**Stated exercise**. Omitting the pictures, copy exactly each line from the one containing "Give me the" up to and including the one containing "['0%', '20%', '40%', '60%', '80%', '100%', '120%'];".

**Input records**.
╔══
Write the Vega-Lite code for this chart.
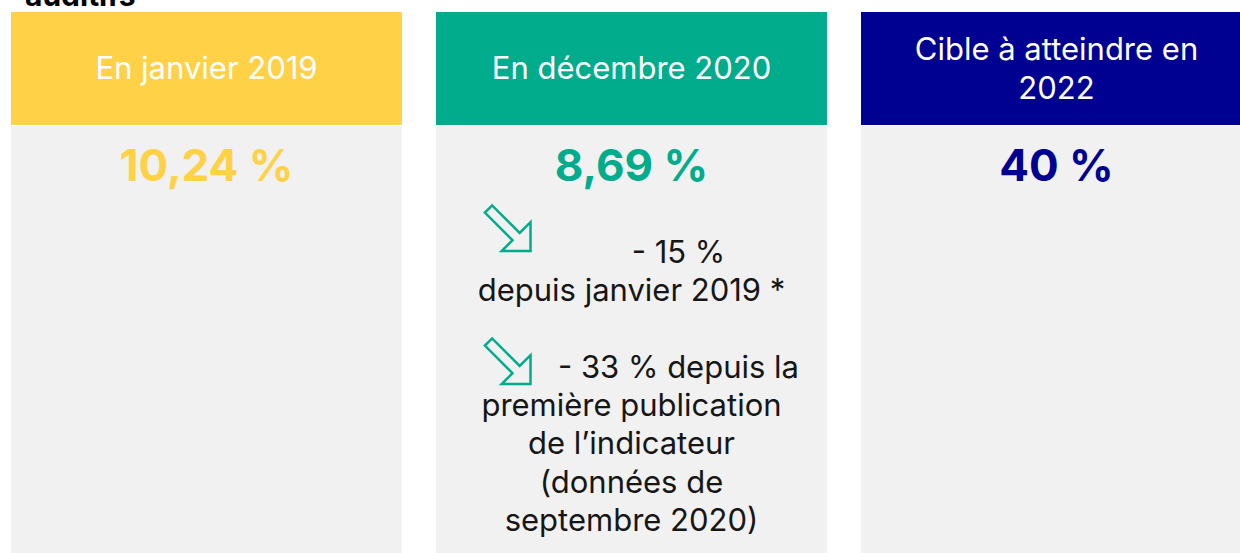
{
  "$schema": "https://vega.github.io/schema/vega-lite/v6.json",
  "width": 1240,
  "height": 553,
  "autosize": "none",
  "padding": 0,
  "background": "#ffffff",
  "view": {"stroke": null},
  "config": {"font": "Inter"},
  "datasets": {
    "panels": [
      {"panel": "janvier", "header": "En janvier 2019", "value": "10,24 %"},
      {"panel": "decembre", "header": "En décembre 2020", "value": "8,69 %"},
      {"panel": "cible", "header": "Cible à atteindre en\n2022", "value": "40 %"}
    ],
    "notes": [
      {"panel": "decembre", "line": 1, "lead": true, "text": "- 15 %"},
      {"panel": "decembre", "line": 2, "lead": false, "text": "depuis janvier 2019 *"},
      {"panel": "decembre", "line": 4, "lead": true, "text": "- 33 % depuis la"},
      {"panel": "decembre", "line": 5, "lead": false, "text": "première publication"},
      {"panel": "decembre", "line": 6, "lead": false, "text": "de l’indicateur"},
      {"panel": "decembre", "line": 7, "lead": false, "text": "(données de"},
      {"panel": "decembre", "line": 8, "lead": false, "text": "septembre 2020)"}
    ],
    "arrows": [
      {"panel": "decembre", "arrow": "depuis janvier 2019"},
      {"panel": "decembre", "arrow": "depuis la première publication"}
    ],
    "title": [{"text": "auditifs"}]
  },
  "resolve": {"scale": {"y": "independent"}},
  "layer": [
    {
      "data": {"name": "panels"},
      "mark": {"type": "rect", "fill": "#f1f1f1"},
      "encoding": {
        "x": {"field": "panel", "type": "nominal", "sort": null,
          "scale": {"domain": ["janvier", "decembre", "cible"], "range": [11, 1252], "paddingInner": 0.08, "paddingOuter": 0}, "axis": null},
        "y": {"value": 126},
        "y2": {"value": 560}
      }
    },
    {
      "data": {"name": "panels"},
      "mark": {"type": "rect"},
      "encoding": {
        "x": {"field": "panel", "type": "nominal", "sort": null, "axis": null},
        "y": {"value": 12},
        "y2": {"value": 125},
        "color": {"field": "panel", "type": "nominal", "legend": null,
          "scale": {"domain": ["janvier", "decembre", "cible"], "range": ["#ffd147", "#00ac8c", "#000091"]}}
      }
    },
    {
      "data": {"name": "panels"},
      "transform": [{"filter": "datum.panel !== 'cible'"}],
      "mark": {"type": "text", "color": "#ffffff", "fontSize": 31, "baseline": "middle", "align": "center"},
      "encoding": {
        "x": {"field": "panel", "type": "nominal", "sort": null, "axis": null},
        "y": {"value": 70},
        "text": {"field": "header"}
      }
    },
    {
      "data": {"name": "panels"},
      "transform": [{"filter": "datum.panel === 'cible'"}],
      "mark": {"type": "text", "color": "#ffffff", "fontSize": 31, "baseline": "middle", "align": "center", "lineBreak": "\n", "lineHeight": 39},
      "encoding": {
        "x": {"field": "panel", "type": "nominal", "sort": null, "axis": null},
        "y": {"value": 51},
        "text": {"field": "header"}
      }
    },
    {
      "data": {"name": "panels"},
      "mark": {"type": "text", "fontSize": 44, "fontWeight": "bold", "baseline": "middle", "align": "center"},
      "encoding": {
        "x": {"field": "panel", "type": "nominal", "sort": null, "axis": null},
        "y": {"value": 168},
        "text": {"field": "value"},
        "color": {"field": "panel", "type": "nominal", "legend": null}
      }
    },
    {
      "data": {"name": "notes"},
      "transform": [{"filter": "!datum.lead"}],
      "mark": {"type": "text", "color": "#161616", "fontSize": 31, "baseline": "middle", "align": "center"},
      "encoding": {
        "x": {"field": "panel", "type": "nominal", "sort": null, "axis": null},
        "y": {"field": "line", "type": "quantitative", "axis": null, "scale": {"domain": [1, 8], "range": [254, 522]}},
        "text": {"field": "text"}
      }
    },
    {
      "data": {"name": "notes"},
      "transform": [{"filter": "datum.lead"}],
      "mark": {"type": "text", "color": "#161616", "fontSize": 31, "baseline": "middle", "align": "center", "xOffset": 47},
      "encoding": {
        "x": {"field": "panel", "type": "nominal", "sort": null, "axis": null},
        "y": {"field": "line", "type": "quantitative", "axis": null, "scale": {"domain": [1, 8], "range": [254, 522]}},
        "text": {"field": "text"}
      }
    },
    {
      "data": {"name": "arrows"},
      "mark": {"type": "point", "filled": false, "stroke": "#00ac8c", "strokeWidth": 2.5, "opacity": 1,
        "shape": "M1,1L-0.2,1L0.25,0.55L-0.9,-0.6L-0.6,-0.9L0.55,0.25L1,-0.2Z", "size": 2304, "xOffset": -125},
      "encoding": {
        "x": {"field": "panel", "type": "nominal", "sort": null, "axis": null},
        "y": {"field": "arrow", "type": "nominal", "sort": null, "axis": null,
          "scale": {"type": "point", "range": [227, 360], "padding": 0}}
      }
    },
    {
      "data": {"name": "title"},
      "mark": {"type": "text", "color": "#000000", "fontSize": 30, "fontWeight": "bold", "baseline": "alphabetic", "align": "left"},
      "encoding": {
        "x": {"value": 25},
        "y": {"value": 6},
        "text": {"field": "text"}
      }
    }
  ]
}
╚══
╔══
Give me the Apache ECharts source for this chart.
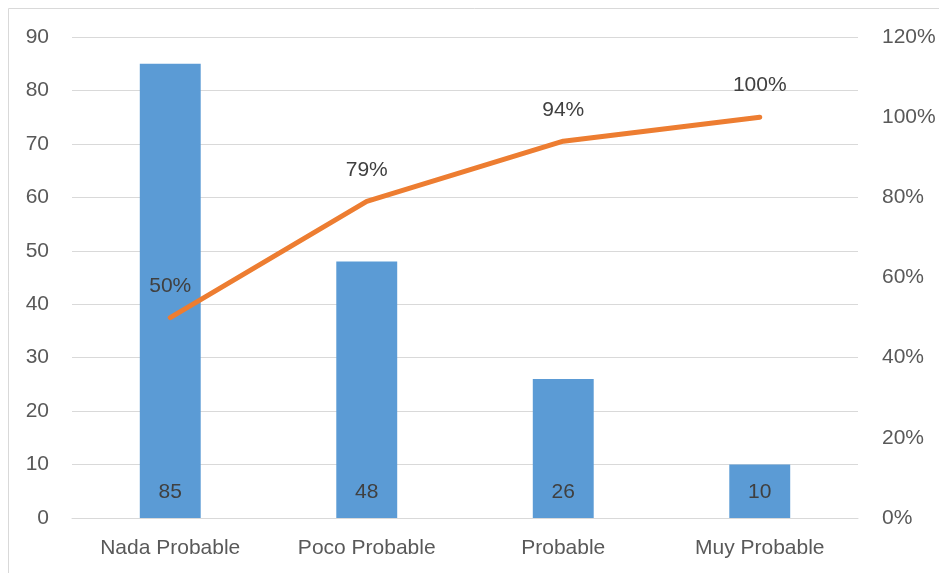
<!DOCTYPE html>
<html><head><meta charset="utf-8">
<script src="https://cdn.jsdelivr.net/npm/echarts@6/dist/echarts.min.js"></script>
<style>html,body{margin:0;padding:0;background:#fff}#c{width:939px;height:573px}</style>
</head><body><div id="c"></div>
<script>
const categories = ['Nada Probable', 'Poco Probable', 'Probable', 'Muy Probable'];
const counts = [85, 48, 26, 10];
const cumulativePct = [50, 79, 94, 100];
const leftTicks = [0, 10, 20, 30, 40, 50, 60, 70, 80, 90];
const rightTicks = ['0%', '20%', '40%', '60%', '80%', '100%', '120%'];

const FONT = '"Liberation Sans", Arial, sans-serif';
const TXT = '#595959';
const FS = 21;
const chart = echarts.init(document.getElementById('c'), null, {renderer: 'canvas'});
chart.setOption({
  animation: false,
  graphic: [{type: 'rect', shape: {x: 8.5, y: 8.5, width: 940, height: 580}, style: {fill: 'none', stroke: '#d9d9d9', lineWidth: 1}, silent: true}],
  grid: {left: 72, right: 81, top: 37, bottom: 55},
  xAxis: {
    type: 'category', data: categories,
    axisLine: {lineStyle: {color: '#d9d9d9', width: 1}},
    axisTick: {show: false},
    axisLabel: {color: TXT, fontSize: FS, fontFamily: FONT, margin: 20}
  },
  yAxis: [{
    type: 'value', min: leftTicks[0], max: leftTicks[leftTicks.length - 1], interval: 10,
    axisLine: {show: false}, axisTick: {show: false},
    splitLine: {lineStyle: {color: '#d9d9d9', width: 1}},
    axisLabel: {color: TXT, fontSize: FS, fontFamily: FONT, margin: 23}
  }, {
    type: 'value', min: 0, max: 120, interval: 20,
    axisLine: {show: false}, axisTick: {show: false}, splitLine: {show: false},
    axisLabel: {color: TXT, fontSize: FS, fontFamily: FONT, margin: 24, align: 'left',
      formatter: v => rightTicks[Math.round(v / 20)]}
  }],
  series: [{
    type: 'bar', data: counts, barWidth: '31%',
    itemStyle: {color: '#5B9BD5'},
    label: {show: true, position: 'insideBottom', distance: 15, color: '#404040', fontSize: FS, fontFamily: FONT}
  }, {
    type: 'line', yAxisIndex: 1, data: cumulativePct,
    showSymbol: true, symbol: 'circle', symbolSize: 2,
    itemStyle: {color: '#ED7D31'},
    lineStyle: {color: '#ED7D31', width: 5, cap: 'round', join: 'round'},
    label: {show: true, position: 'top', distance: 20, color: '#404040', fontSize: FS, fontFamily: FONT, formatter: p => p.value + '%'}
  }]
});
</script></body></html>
╚══
╔══
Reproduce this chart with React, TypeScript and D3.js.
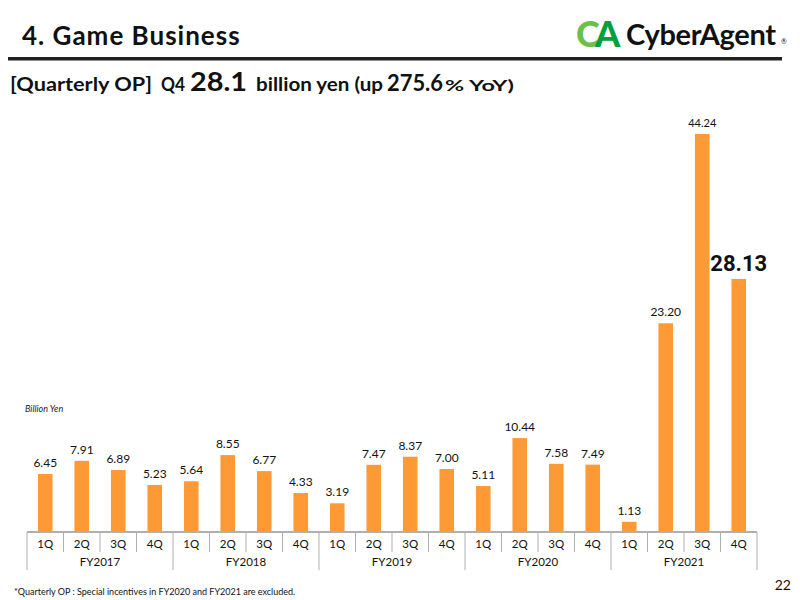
╚══
**Solution to this exercise**.
Give me the Apache ECharts source for this chart.
<!DOCTYPE html>
<html><head><meta charset="utf-8">
<script src="https://cdn.jsdelivr.net/npm/echarts@6/dist/echarts.min.js"></script>
<style>html,body{margin:0;padding:0;background:#fff}#c{width:939px;height:573px}</style>
</head><body><div id="c"></div>
<script>
const categories = ['Nada Probable', 'Poco Probable', 'Probable', 'Muy Probable'];
const counts = [85, 48, 26, 10];
const cumulativePct = [50, 79, 94, 100];
const leftTicks = [0, 10, 20, 30, 40, 50, 60, 70, 80, 90];
const rightTicks = ['0%', '20%', '40%', '60%', '80%', '100%', '120%'];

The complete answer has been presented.